Emotional behavior databases have been recorded for investigation of emotion, where some are natural while others are acted or elicited. These databases have been recorded in audio, visual or audio-visual modalities. For the analysis of vocal expressions of emotions, audio databases such as AIBO, Berlin Database of Emotional Speech, and Danish Emotional Speech Database have been recorded [2, 3, 4]. The AIBO database [2] is a natural database which consists of recording from children while interacting with robot. The database has 110 dialogues and 29200 words in 11 emotion categories of anger, bored, emphatic, helpless, ironic, joyful, motherese, reprimanding, rest, surprise and touchy. The data labeling is based on listeners' judgment. The Berlin Database of Emotional Speech [3] is a German acted database, which consists of recordings from 10 actors (5 male, 5 female). The data consist of 10 German sentences recorded in anger, boredom, disgust, fear, happiness, sadness and neutral. The final database consists of 493 utterances after listeners' judgment. The Danish Emotional Speech Database [4] is another audio database recorded from 4 actors (2 male, 2 female). The recorded data consist of 2 words, 9 sentences and 2 passages, resulting in 10 minutes of audio data. The recorded emotions are anger, happiness, sadness, surprise and neutral.
Some facial expressions databases have been recorded for the analysis of facial emotional behavior. The Cohn-Kanade facial expression database [5] is a popular acted database of facial expressions, with recordings from 210 adults, in 6 basic emotions [6] and Action Units (AUs). The data are labeled using the Facial Action Coding System (FACS). The MMI database is a very comprehensive data set of facial behavior [7]. It consists of facial data for both acted and spontaneous expressions. The recorded data comprise both static images and videos, where large parts of the data are recorded in both frontal and profile views of the face. For the natural data, children interacted with a comedian, while adults responded to emotive videos. The database consists of 1250 videos and 600 static images in 6 basic emotions, single AU and multiple AUs. The data labeling is done by FACS and observers' judgment. The UT Dallas database [8] is a natural visual database which is recorded by asking subjects to watch emotion-inducing videos. The database consists of data from 229 adults in 6 basic emotions, along with puzzlement, laugh, boredom and disbelief. The data labeling is based on observers' judgment.

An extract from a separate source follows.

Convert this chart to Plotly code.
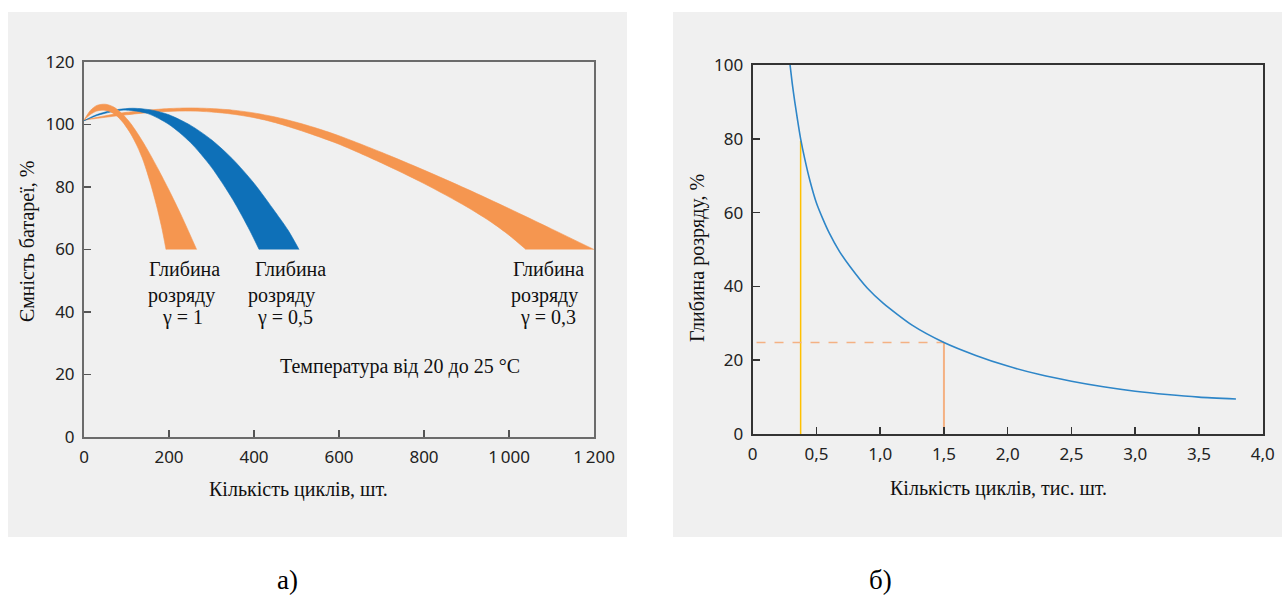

In recent years, some audio-visual databases have been recorded to investigate the importance of each modality and different fusion techniques to improve the emotion recognition performance. The Adult Attachment Interview (AAI) database [9] is a natural audio-visual database, which consists of subjects' interviews about their childhood experiences. The data consist of recordings from 60 adults and each interview lasts for 30-60 minutes. The database consists of the 6 basic emotions along with embarrassment, contempt, shame, plus general kinds of positive and negative emotion. The data labeling uses FACS. The Belfast database [10] is another natural audio-visual database which consists of clips taken from television and realistic interviews conducted by a research team. The database holds data from 125 subjects, as 209 sequences from TV and 30 from interviews. The data are labeled with both categorical and dimensional emotion using the Feeltrace system. The Facial Motion Capture database [11] consists of recordings from an actress, who was asked to read a phoneme-balanced corpus four times, expressing anger, happiness, sadness and neutral. The actress' facial expression and rigid head motion were acquired by a VICON motion capture system which captured the 3D positions' of 102 markers on her face. The total data consist of 612 sentences.

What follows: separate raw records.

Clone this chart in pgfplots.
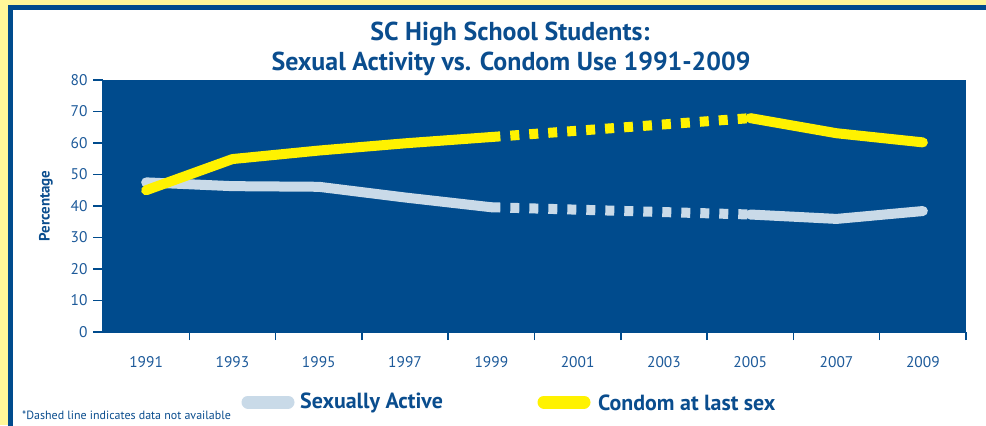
\documentclass[border=0pt]{standalone}
\usepackage{pgfplots}
\pgfplotsset{compat=1.18}
\usepackage{fontspec}
\setmainfont{PT Sans}
\definecolor{bgyellow}{HTML}{FFF799}
\definecolor{frameblue}{HTML}{004B8D}
\definecolor{plotblue}{HTML}{004B8D}
\definecolor{textblue}{HTML}{0A4D8E}
\definecolor{ticktext}{HTML}{1D5A9A}
\definecolor{linegrey}{HTML}{C9DAE8}
\definecolor{lineyellow}{HTML}{FFF200}
\pgfplotstableread{
year val
1991 47.5
1993 46.3
1995 46.1
1997 42.7
1999 39.6
}\greyA
\pgfplotstableread{
year val
1999 39.6
2005 37.3
}\greyB
\pgfplotstableread{
year val
2005 37.3
2007 35.9
2009 38.4
}\greyC
\pgfplotstableread{
year val
1991 45.0
1993 54.9
1995 57.6
1997 59.9
1999 61.9
}\yelA
\pgfplotstableread{
year val
1999 61.9
2005 67.9
}\yelB
\pgfplotstableread{
year val
2005 67.9
2007 63.1
2009 60.2
}\yelC
\begin{document}
\begin{tikzpicture}[x=1bp,y=1bp]
\useasboundingbox (0,0) rectangle (986,425);
\fill[bgyellow] (0,0) rectangle (986,425);
\fill[white] (10.5,-5) rectangle (995,417.5);
\draw[frameblue,line width=5bp] (10.5,-5) -- (10.5,417.5) -- (995,417.5);
\begin{axis}[
  at={(103bp,93bp)}, anchor=south west,
  scale only axis, width=863bp, height=252bp,
  xmin=1990, xmax=2010, ymin=0, ymax=80,
  axis background/.style={fill=plotblue},
  axis line style={draw=plotblue, line width=1.2bp},
  axis x line*=bottom, axis y line*=left,
  xtick={1991,1993,...,2009},
  minor xtick={1992,1994,...,2010},
  ytick={0,10,...,80},
  tick align=outside,
  tick style={draw=plotblue, line width=1.5bp},
  major tick length=10bp,
  major x tick style={draw=none},
  minor tick length=8bp,
  xticklabel style={yshift=-11bp, font=\fontsize{15.5}{16}\selectfont, text=ticktext},
  yticklabel style={xshift=-2bp, font=\fontsize{15.5}{16}\selectfont, text=ticktext},
  /pgf/number format/assume math mode=true,
  /pgf/number format/1000 sep={},
  clip=false,
]
\addplot[linegrey, line width=10bp, line cap=round, line join=round] table[x=year,y=val] {\greyA};
\addplot[linegrey, line width=10bp, line cap=butt, dash pattern=on 9bp off 10bp] table[x=year,y=val] {\greyB};
\addplot[linegrey, line width=10bp, line cap=round, line join=round] table[x=year,y=val] {\greyC};
\addplot[lineyellow, line width=10bp, line cap=round, line join=round] table[x=year,y=val] {\yelA};
\addplot[lineyellow, line width=10bp, line cap=butt, dash pattern=on 9bp off 10bp] table[x=year,y=val] {\yelB};
\addplot[lineyellow, line width=10bp, line cap=round, line join=round] table[x=year,y=val] {\yelC};
\end{axis}
\node[text=textblue, font=\bfseries\fontsize{26}{28}\selectfont] at (510,391) {SC High School Students:};
\node[text=textblue, font=\bfseries\fontsize{26}{28}\selectfont] at (511,361) {Sexual Activity vs. Condom Use 1991-2009};
\node[text=textblue, font=\bfseries\fontsize{15}{17}\selectfont, rotate=90] at (46,219) {Percentage};
\draw[linegrey, line width=13bp, line cap=round] (248,23) -- (288,23);
\node[anchor=west, inner sep=0pt, text=textblue, font=\bfseries\fontsize{22}{24}\selectfont] at (300,22) {Sexually Active};
\draw[lineyellow, line width=13bp, line cap=round] (544,23) -- (584,23);
\node[anchor=west, inner sep=0pt, text=textblue, font=\bfseries\fontsize{22}{24}\selectfont] at (598,22) {Condom at last sex};
\node[anchor=west, inner sep=0pt, text=textblue, font=\fontsize{12}{14}\selectfont] at (22,10) {*Dashed line indicates data not available};
\end{tikzpicture}
\end{document}
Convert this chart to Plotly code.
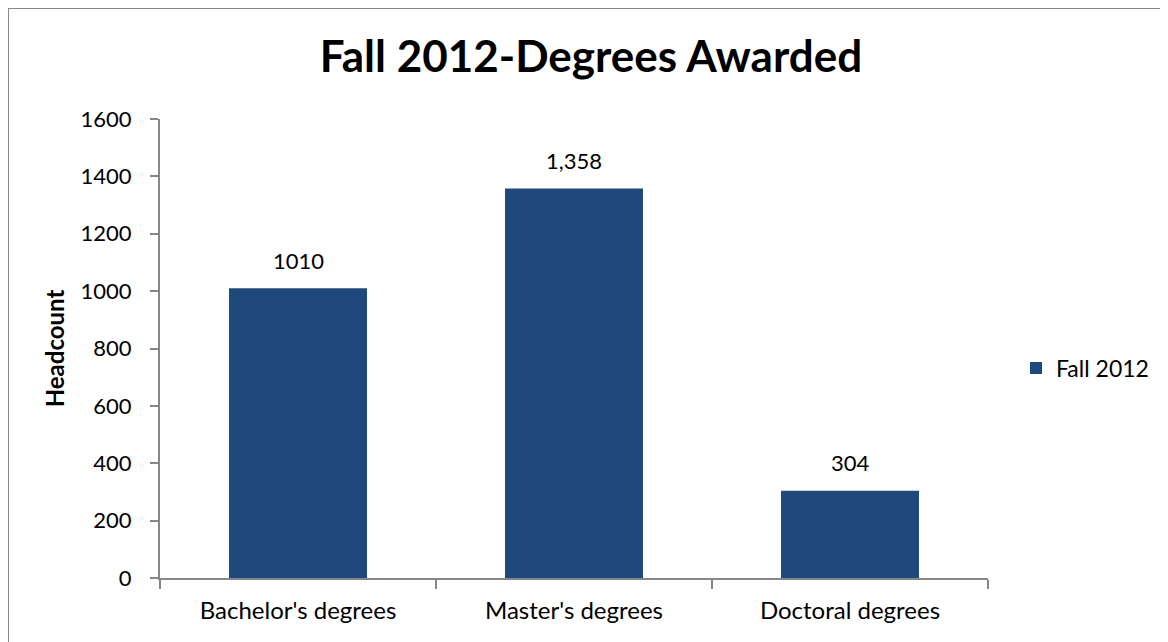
import plotly.graph_objects as go

categories = ["Bachelor's degrees", "Master's degrees", "Doctoral degrees"]
values = [1010, 1358, 304]
value_labels = ["1010", "1,358", "304"]
series_name = "Fall 2012"
y_ticks = [0, 200, 400, 600, 800, 1000, 1200, 1400, 1600]

# Page has an 8px body margin; figure sized to fit the 1168x642 window.
OFF = 8
W, H = 1168 - OFF, 642 - OFF
L, R, T, B = 152, 180, 111, 64  # plot area page px: x 160-988, y 119-578
pw = W - L - R
ph = H - T - B

def px_x(page_p):
    return (page_p - OFF - L) / pw

def px_y(page_p):
    return (H - B - (page_p - OFF)) / ph

FONT = "Lato, Carlito, Calibri, sans-serif"
AXIS_COL = "#868686"

fig = go.Figure()
fig.add_trace(go.Bar(
    x=categories, y=values, name=series_name,
    marker=dict(color="#1F497D", line=dict(width=0)),
    showlegend=True,
))

for c, v, t in zip(categories, values, value_labels):
    fig.add_annotation(x=c, y=v, text=t, showarrow=False, yanchor="middle", yshift=28,
                       font=dict(family=FONT, size=22, color="#000000"))

fig.update_layout(
    width=W, height=H,
    margin=dict(l=L, r=R, t=T, b=B),
    paper_bgcolor="white", plot_bgcolor="white",
    bargap=0.5,
    title=dict(text="<b>Fall 2012-Degrees Awarded</b>", x=(591 - OFF) / W, xanchor="center",
               y=1 - (57 - OFF) / H, yanchor="middle",
               font=dict(family=FONT, size=44, color="#000000")),
    font=dict(family=FONT, color="#000000"),
    showlegend=True,
    legend=dict(x=px_x(1016), xanchor="left", y=px_y(368), yanchor="middle",
                font=dict(family=FONT, size=23, color="#000000"),
                itemwidth=30, bgcolor="rgba(0,0,0,0)"),
    xaxis=dict(
        showline=True, linecolor=AXIS_COL, linewidth=2,
        ticks="outside", tickson="boundaries", ticklen=9, tickcolor=AXIS_COL, tickwidth=2,
        ticklabelstandoff=10,
        tickfont=dict(family=FONT, size=24, color="#000000"),
        showgrid=False, zeroline=False,
    ),
    yaxis=dict(
        range=[0, 1600], tickvals=y_ticks,
        showline=True, linecolor=AXIS_COL, linewidth=2,
        ticks="outside", ticklen=8, tickcolor=AXIS_COL, tickwidth=2,
        ticklabelstandoff=14,
        tickfont=dict(family=FONT, size=22, color="#000000"),
        showgrid=False, zeroline=False,
        title=dict(text="<b>Headcount</b>", font=dict(family=FONT, size=24, color="#000000"), standoff=9),
    ),
    shapes=[dict(
        type="rect", xref="paper", yref="paper",
        x0=px_x(8), x1=px_x(1180), y0=px_y(660), y1=px_y(8),
        line=dict(color="#888888", width=2), fillcolor="rgba(0,0,0,0)", layer="below",
    )],
)

fig.write_html("out.html")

We wanted to design an audio-visual British English database suitable for the development of a multimodal emotion recognition system. We adopted a more controlled approach than [9] and [10], including phonetically-balanced sentences and 60 facial markers, to obtain phone-level annotations and coordinates of points on the actors' faces. In comparison to [11], we aimed to increase the number of actors and affect classes to cover all the basic emotions with an even distribution. For benchmarking purposes, we performed a subjective evaluation of our database under audio-only, video-only and audio-visual conditions, and report the classification results for both speaker-dependent and speaker-independent baseline systems.